Because software being open source (in the general sense) gives that software an enormous advantage all by itself. Even if proprietary software is "10x", it's still burdened with the rather large disadvantages of being proprietary.

I buy and use proprietary software, but only when it enables me to accomplish something I can't accomplish with open source software. And even then, I'm keeping an eye out to be able to ditch the proprietary solution as quickly as possible.

Eridrus|1 year ago

No, lol.

The people who think closed source software is evil are an incrementally small minority of the population who just happen to be very loud about it.
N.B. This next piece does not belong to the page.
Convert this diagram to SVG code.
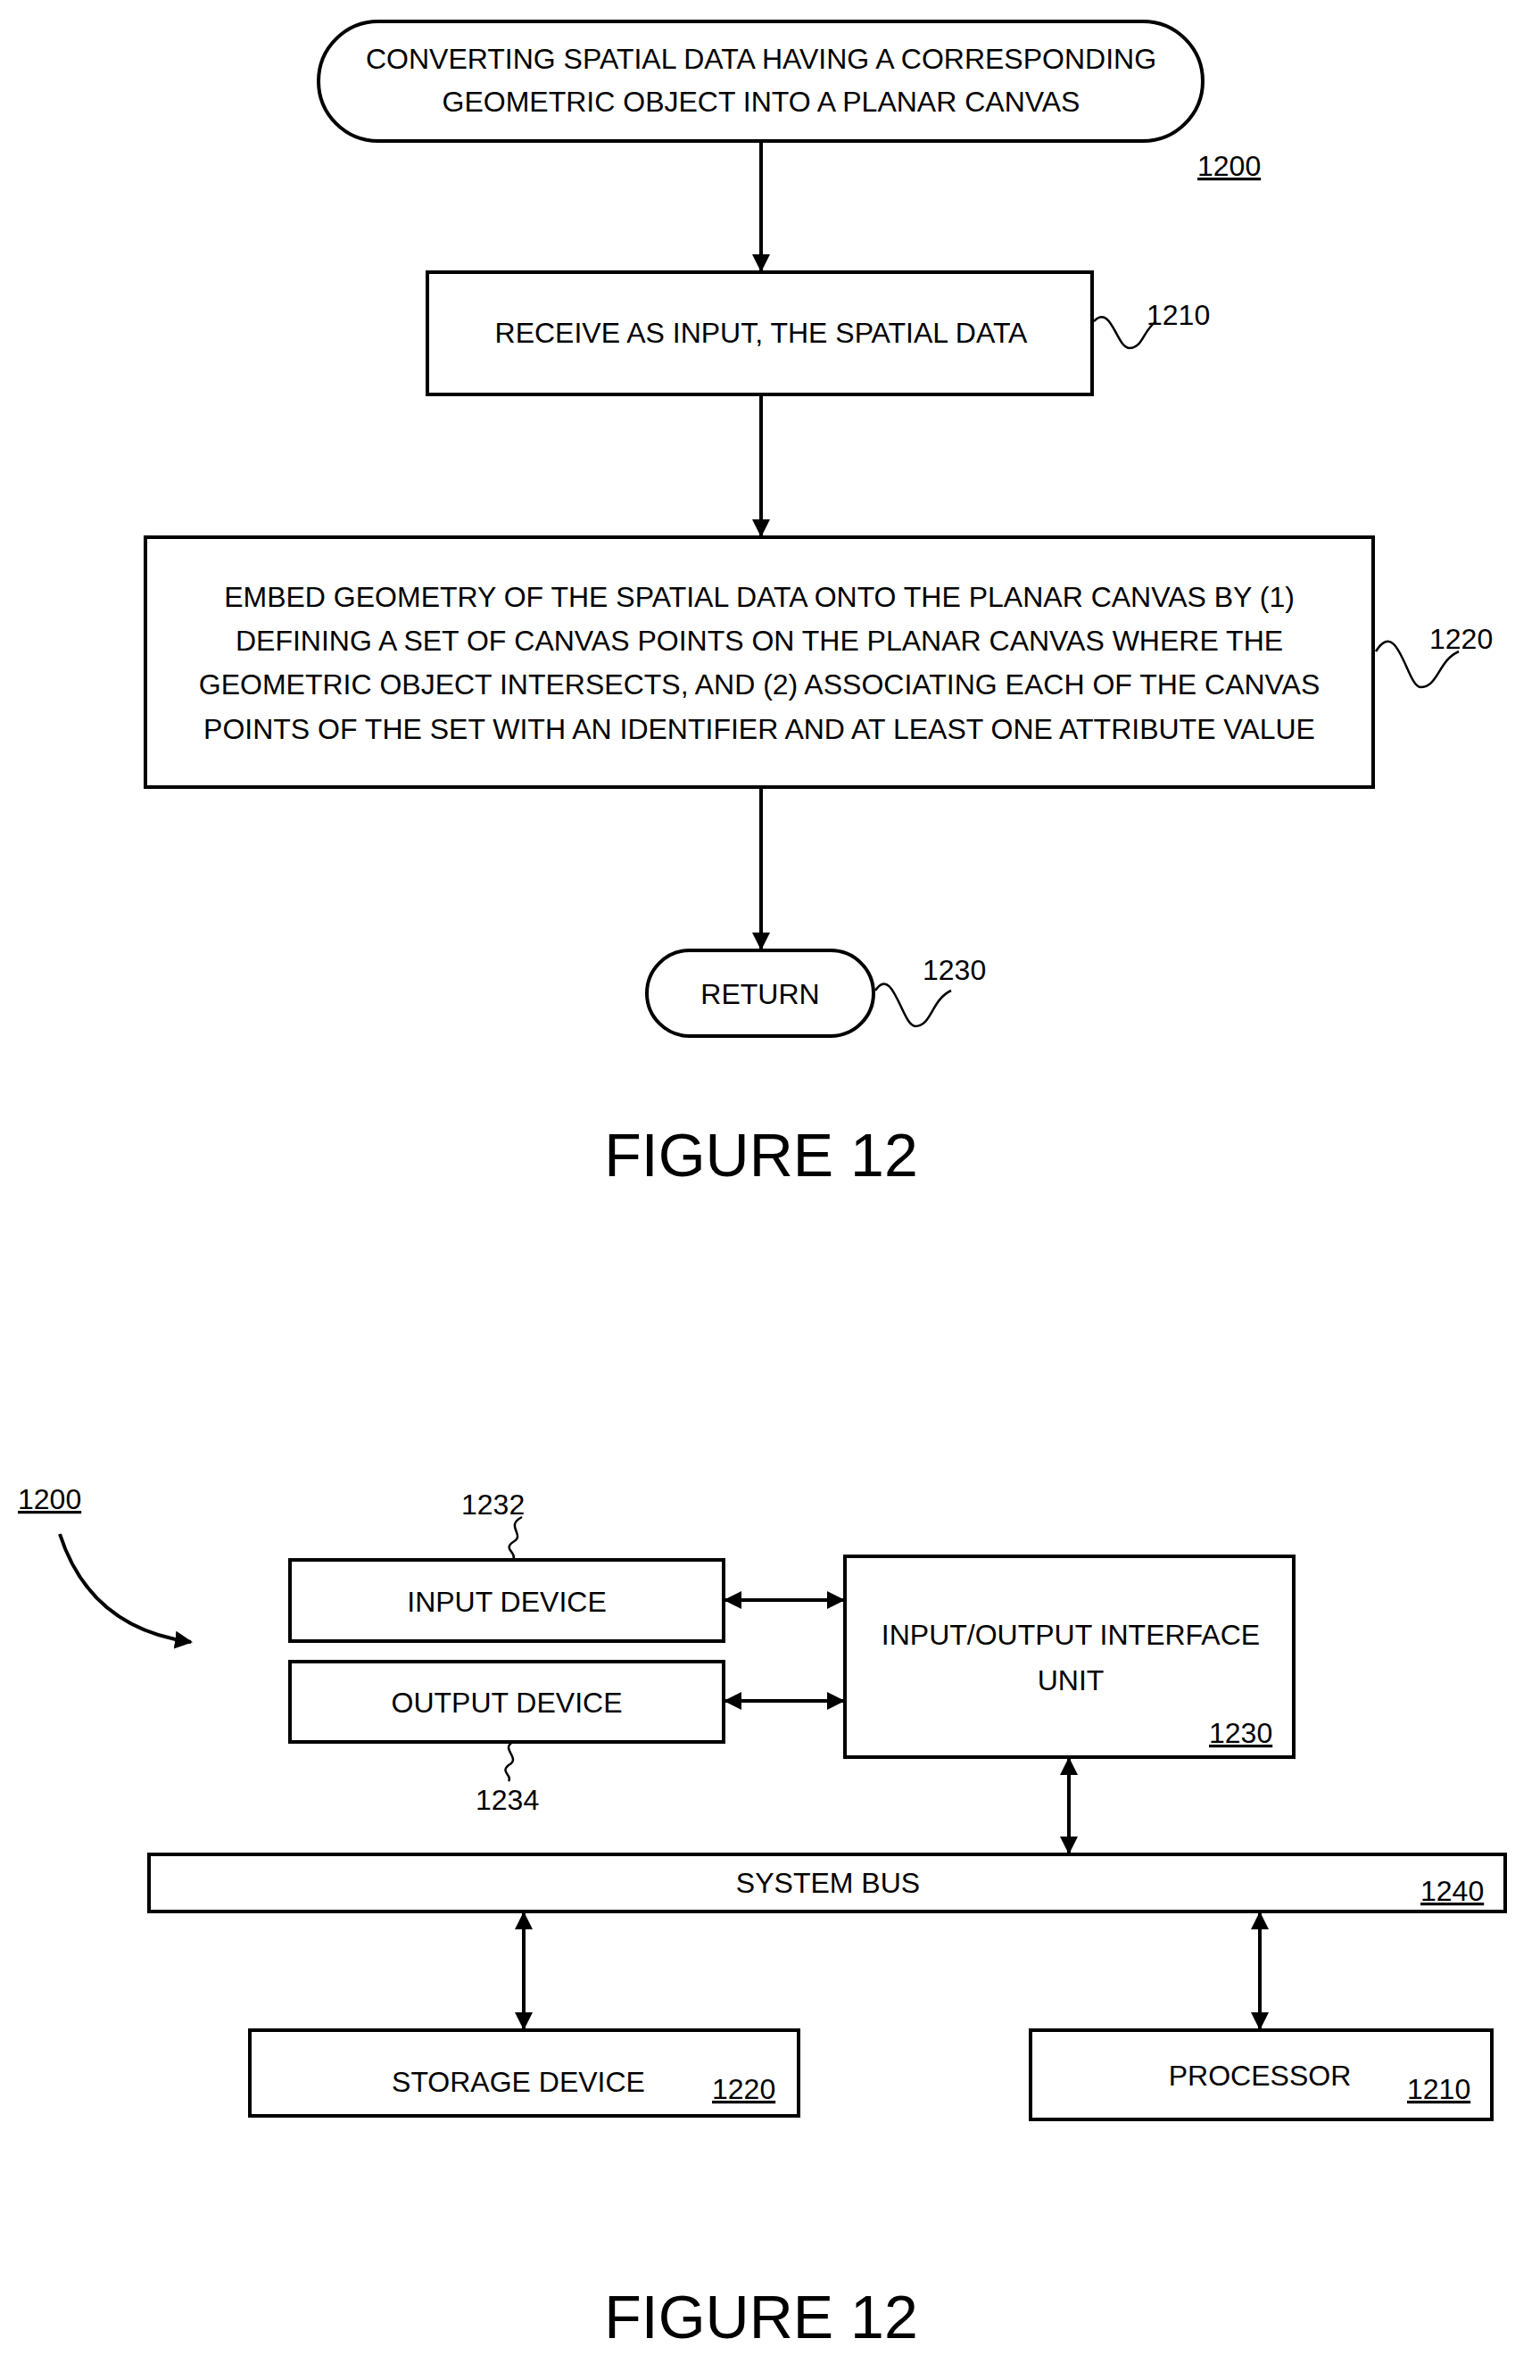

Developers are broadly on the other hand, super cheap, and generally unwilling to pay for software, believing they could write everything themselves and thinking that is always a good use of their time for the business.

aambertin|1 year ago

Thanks @Eridrus! Can you give me some insight into how would you look at it when making a recommendation about it? I don't know you so it's hard to give an example, an old example that comes to mind quickly for me is JBoss vs BEA if you're old enough to remember that xD

aambertin|1 year ago

Your opinion is very important, but real-life examples would mean a world for me to better understand :)

calobher|1 year ago

No, according to my understanding of what you wrote; however, can you give examples?

aambertin|1 year ago

Well, if you had a closed-source product, let's say a distributed KV-store just to say something ... well, I gotta say Redis in the KV-store example I guess... would you stick with Redis because it's -nowadays "somewhat"- open source even if you could get a several "X" advantage in performance and flexibility for the same buck?
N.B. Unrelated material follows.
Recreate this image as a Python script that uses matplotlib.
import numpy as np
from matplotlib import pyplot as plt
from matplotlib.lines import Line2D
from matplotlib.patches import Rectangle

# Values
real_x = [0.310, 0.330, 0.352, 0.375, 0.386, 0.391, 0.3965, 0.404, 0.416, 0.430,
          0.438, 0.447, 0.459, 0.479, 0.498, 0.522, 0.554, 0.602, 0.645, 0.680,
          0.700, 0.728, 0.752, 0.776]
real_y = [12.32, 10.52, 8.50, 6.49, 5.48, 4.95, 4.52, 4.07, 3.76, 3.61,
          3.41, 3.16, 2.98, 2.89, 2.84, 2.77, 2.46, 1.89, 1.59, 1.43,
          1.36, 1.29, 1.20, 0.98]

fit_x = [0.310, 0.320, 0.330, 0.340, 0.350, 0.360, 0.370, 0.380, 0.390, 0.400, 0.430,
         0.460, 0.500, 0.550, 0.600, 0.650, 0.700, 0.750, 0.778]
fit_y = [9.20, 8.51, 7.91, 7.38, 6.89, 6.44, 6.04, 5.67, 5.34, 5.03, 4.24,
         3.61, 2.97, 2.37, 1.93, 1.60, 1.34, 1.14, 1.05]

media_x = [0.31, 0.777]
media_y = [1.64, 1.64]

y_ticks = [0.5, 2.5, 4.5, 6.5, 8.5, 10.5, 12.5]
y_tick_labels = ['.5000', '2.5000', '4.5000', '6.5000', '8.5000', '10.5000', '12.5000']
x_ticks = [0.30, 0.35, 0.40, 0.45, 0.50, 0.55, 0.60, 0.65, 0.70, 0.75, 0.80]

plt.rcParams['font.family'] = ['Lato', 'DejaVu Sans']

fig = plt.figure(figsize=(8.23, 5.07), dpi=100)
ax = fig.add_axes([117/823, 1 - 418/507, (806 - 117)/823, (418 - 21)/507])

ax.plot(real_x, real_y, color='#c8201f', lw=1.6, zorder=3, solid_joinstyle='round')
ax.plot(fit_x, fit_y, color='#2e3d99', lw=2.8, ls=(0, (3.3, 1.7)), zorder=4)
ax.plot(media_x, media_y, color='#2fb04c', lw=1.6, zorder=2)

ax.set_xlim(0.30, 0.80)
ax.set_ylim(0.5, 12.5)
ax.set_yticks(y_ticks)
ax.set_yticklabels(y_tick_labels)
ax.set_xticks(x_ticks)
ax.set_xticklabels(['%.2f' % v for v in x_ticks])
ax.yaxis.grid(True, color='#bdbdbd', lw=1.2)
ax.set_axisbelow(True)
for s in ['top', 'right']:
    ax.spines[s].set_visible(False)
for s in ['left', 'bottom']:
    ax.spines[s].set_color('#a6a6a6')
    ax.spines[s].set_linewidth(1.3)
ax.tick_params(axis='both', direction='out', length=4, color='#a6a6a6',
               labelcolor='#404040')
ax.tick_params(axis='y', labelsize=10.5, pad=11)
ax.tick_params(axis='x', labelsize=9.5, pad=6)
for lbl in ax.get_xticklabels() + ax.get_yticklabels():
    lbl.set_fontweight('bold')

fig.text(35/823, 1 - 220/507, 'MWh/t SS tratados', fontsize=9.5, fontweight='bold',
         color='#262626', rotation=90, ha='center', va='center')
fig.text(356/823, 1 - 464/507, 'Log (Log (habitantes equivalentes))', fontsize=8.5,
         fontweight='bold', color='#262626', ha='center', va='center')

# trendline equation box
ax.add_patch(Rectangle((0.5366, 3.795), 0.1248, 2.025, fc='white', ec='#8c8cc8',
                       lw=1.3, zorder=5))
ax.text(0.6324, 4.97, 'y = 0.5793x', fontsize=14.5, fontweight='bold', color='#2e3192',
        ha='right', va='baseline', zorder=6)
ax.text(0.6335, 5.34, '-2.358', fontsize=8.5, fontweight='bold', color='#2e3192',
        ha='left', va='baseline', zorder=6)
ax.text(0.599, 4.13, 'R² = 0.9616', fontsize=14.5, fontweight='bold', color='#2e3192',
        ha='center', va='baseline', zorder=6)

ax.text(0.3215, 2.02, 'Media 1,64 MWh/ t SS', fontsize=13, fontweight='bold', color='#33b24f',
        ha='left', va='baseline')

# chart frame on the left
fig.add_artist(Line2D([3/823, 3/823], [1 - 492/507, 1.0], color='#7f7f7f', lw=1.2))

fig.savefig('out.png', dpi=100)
I mean, I understand "why" the rise of "BSL" and similar licenses... some players have been a little bit nasty xD, and that's driving a bunch of younger companies that I have been talking to away from open-source as a mean to protect their products... And I'm curious about the community's perception of running "generous" (as in generally free for small business or tryouts) but not actual "open-source" solutions as part of their stack (as in ASL2, BSD or similar hyper permissive licenses).

jarule|1 year ago

No, intellectual property is as evil as nuclear codes, Coke, or Disney. The free software zealots started out as normal guys looking to save a buck and only later came to justify their cheapness with some insane moral legerdemain.

aambertin|1 year ago

I'm not sure I understood your comment... is intellectual property evil? Are the free software guys on the wrong track? The way I read it there is a bit of self-conflicting points in the comment. Can you elaborate a bit for this poor soul?

PeterZaitsev|1 year ago

No. Not at all. I think there are two main points 1) "Everything being equal" Open Source Software provides more value than proprietary. 2) Most of blowback you see is not about proprietary software but behavior of abuse or "bait and switch", which proprietary companies can practice because they have leverage

aambertin|1 year ago

---"Everything being equal" Open Source Software provides more value than proprietary.---

Where is the added value for the end user in your opinion?